Saved data entries
>> begin

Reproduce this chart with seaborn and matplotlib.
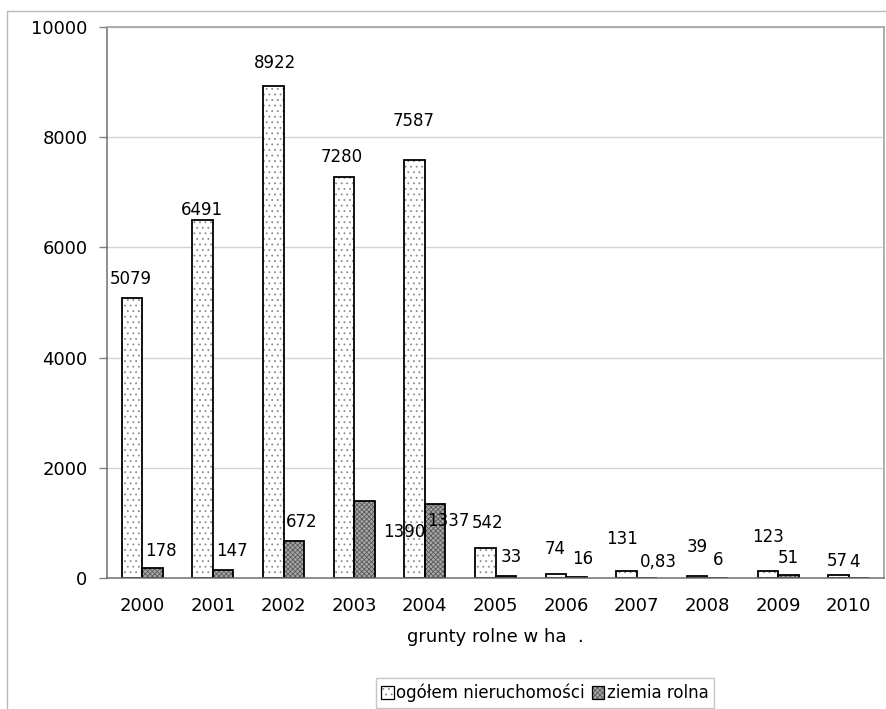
import numpy as np
import pandas as pd
import matplotlib
matplotlib.use("Agg")
import matplotlib.pyplot as plt
from matplotlib.patches import Patch, Rectangle
import seaborn as sns

# ---- data -------------------------------------------------------------
years = ["2000", "2001", "2002", "2003", "2004", "2005",
         "2006", "2007", "2008", "2009", "2010"]
ogolem = [5079, 6491, 8922, 7280, 7587, 542, 74, 131, 39, 123, 57]
ziemia = [178, 147, 672, 1390, 1337, 33, 16, 0.83, 6, 51, 4]
series_names = ["ogółem nieruchomości", "ziemia rolna"]
y_ticks = [0, 2000, 4000, 6000, 8000, 10000]
x_title = "grunty rolne w ha  ."

# label placement (pixel offsets of each value label from its bar top)
ogolem_off = [(-1, 19), (-1, 10), (2, 23), (-2, 20), (-1, 39), (2, 25),
              (-1, 25), (-4, 32), (0, 29), (0, 34), (-1, 14)]
ziemia_off = [(8, 17), (9, 19), (8, 19), (40, -31), (13, -17), (6, 19),
              (6, 18), (11, 16), (0, 18), (0, 17), (-4, 16)]

df = pd.DataFrame({
    "rok": years * 2,
    "wartosc": ogolem + ziemia,
    "seria": [series_names[0]] * len(years) + [series_names[1]] * len(years),
})

# ---- figure -----------------------------------------------------------
sns.set_style("white")
plt.rcParams["font.family"] = ["DejaVu Sans"]
plt.rcParams["hatch.linewidth"] = 0.6
plt.rcParams["text.color"] = "black"
plt.rcParams["axes.labelcolor"] = "black"
plt.rcParams["xtick.labelcolor"] = "black"
plt.rcParams["ytick.labelcolor"] = "black"
FS = 13
FS_LBL = 12

W, H = 886, 709
fig = plt.figure(figsize=(W / 100, H / 100), dpi=100)
ax = fig.add_axes([107 / W, (H - 578) / H, (884 - 107) / W, (578 - 27) / H])

# outer chart frame
fig.add_artist(Rectangle((7 / W, -0.1), 1.2, (H - 11) / H + 0.1,
                         transform=fig.transFigure, fill=False,
                         edgecolor="#b8b8b8", lw=1.0, clip_on=False))

sns.barplot(data=df, x="rok", y="wartosc", hue="seria", order=years,
            hue_order=series_names, width=0.58, gap=0, ax=ax,
            palette=["white", "#a4a4a4"], edgecolor="black", linewidth=1.3,
            legend=False, err_kws={"linewidth": 0})

# fill patterns: hatch drawn in a grey tone, outline added in black on top
styles = [dict(face="white", hatch="...", hc="#8c8c8c"),
          dict(face="#a8a8a8", hatch="xxxxxxx", hc="#5a5a5a")]

n = len(years)
for k, cont in enumerate(ax.containers):
    st = styles[k]
    for p in cont:
        p.set_facecolor(st["face"])
        p.set_edgecolor(st["hc"])
        p.set_linewidth(0)
        p.set_hatch(st["hatch"])
        ax.add_patch(Rectangle(p.get_xy(), p.get_width(), p.get_height(),
                               fill=False, edgecolor="black", lw=1.3,
                               zorder=p.get_zorder() + 0.1))
    vals = ogolem if k == 0 else ziemia
    offs = ogolem_off if k == 0 else ziemia_off
    for p, v, (dx, dy) in zip(cont, vals, offs):
        txt = f"{v:g}".replace(".", ",")
        ax.annotate(txt, (p.get_x() + p.get_width() / 2, p.get_height()),
                    xytext=(dx, dy), textcoords="offset pixels",
                    ha="center", va="center", fontsize=FS_LBL, color="black",
                    zorder=5)

# axes
ax.set_ylim(0, 10000)
ax.set_xlim(-0.5, n - 0.5)
ax.set_yticks(y_ticks)
ax.set_yticklabels([str(t) for t in y_ticks], fontsize=FS)
ax.set_xticks(range(n))
ax.set_xticklabels(years, fontsize=FS)
ax.set_xticks(np.arange(-0.5, n, 1), minor=True)
ax.tick_params(axis="x", which="major", length=0, pad=14, labelcolor="black")
ax.tick_params(axis="x", which="minor", length=5, width=1, color="#808080",
               direction="out")
ax.tick_params(axis="y", which="major", length=6, width=1, color="#808080",
               direction="out", pad=8, left=True, labelcolor="black")
ax.set_ylabel("")
ax.set_xlabel(x_title, fontsize=FS, labelpad=9, color="black")

ax.grid(axis="y", color="#d4d4d4", lw=1)
ax.set_axisbelow(True)
for s in ["top", "right"]:
    ax.spines[s].set_visible(True)
    ax.spines[s].set_color("#a8a8a8")
    ax.spines[s].set_linewidth(1.3)
ax.spines["left"].set_color("#707070")
ax.spines["bottom"].set_color("#707070")
ax.spines["left"].set_linewidth(1.1)
ax.spines["bottom"].set_linewidth(1.1)

# legend: hatched swatch with a black outline laid over it
handles = []
for st in styles:
    fillp = Patch(facecolor=st["face"], edgecolor=st["hc"], lw=0,
                  hatch=st["hatch"])
    edge = Patch(facecolor="none", edgecolor="black", lw=0.9)
    handles.append((fillp, edge))
leg = fig.legend(handles, series_names, loc="upper center",
                 bbox_to_anchor=(545 / W, 1 - 678 / H), ncol=2,
                 fontsize=12, frameon=True, fancybox=False,
                 edgecolor="#b8b8b8", handlelength=0.75, handleheight=0.75,
                 handletextpad=0.15, columnspacing=0.4, borderpad=0.35,
                 borderaxespad=0)
leg.get_frame().set_linewidth(1.0)
for t in leg.get_texts():
    t.set_color("black")

fig.savefig("out.png", dpi=100)
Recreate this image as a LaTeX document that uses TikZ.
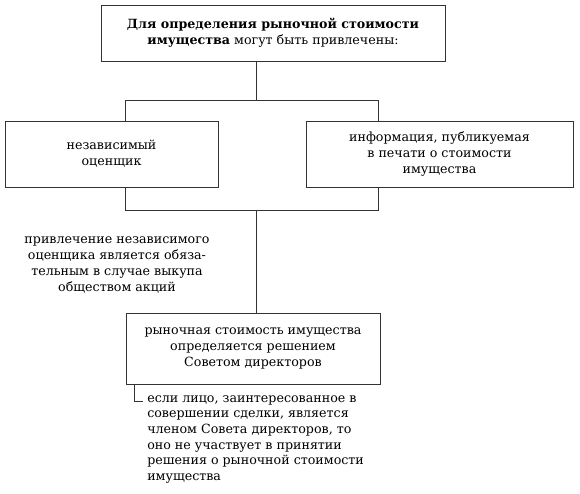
\documentclass[tikz,border=0pt]{standalone}
\usepackage{fontspec}
\setmainfont{DejaVu Serif}
\usepackage{tikz}
\usetikzlibrary{positioning}
\tikzstyle{line} = [thin, draw=black!80]
\tikzstyle{infobox} = [rectangle, draw=black!80, thin, align=center, inner sep=0pt, font=\fontsize{9.2}{11.8}\selectfont]
\tikzstyle{remark} = [inner sep=0pt, font=\fontsize{9.2}{11.4}\selectfont]

\begin{document}
\begin{tikzpicture}[x=0.727pt, y=-0.727pt]
\useasboundingbox (0,0) rectangle (580,494);
% Boxes
\node[infobox, minimum width=344*0.727pt, minimum height=56*0.727pt] (top) at (273,33)
  {\textbf{Для определения рыночной стоимости}\\\textbf{имущества} могут быть привлечены:};
\node[infobox, minimum width=213*0.727pt, minimum height=66*0.727pt] (appraiser) at (111.5,154)
  {независимый\\оценщик};
\node[infobox, minimum width=267*0.727pt, minimum height=66*0.727pt] (press) at (439.5,154)
  {информация, публикуемая\\в печати о стоимости\\имущества};
\node[infobox, minimum width=254*0.727pt, minimum height=71*0.727pt] (board) at (253,348.5)
  {рыночная стоимость имущества\\определяется решением\\Советом директоров};

% Remarks
\node[remark, align=center] (mandatory) at (117,265)
  {привлечение независимого\\оценщика является обяза-\\тельным в случае выкупа\\обществом акций};
\node[remark, align=left, anchor=north west] (interest) at (147,395)
  {если лицо, заинтересованное в\\совершении сделки, является\\членом Совета директоров, то\\оно не участвует в принятии\\решения о рыночной стоимости\\имущества};

% Connectors
\coordinate (split) at (256,100);
\coordinate (splitl) at (125,100);
\coordinate (splitr) at (378,100);
\coordinate (joinl) at (125,210);
\coordinate (joinr) at (378,210);
\coordinate (join) at (256,210);
\coordinate (foot) at (134,401);
\coordinate (tick) at (143,401);
\draw[line] (top.south -| split) -- (split);
\draw[line] (appraiser.north -| splitl) -- (splitl) -- (splitr) -- (press.north -| splitr);
\draw[line] (appraiser.south -| joinl) -- (joinl) -- (joinr) -- (press.south -| joinr);
\draw[line] (join) -- (board.north -| join);
\draw[line] (board.south -| foot) -- (foot) -- (tick);
\end{tikzpicture}
\end{document}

>> end

In the listing above, find the line containing "Recreate this image" and the line containing "стоимость имущества\\определяется решением\\Советом", then output those two lines and everything between them exactly as written, without the images.

Recreate this image as a LaTeX document that uses TikZ.
\documentclass[tikz,border=0pt]{standalone}
\usepackage{fontspec}
\setmainfont{DejaVu Serif}
\usepackage{tikz}
\usetikzlibrary{positioning}
\tikzstyle{line} = [thin, draw=black!80]
\tikzstyle{infobox} = [rectangle, draw=black!80, thin, align=center, inner sep=0pt, font=\fontsize{9.2}{11.8}\selectfont]
\tikzstyle{remark} = [inner sep=0pt, font=\fontsize{9.2}{11.4}\selectfont]

\begin{document}
\begin{tikzpicture}[x=0.727pt, y=-0.727pt]
\useasboundingbox (0,0) rectangle (580,494);
% Boxes
\node[infobox, minimum width=344*0.727pt, minimum height=56*0.727pt] (top) at (273,33)
  {\textbf{Для определения рыночной стоимости}\\\textbf{имущества} могут быть привлечены:};
\node[infobox, minimum width=213*0.727pt, minimum height=66*0.727pt] (appraiser) at (111.5,154)
  {независимый\\оценщик};
\node[infobox, minimum width=267*0.727pt, minimum height=66*0.727pt] (press) at (439.5,154)
  {информация, публикуемая\\в печати о стоимости\\имущества};
\node[infobox, minimum width=254*0.727pt, minimum height=71*0.727pt] (board) at (253,348.5)
  {рыночная стоимость имущества\\определяется решением\\Советом директоров};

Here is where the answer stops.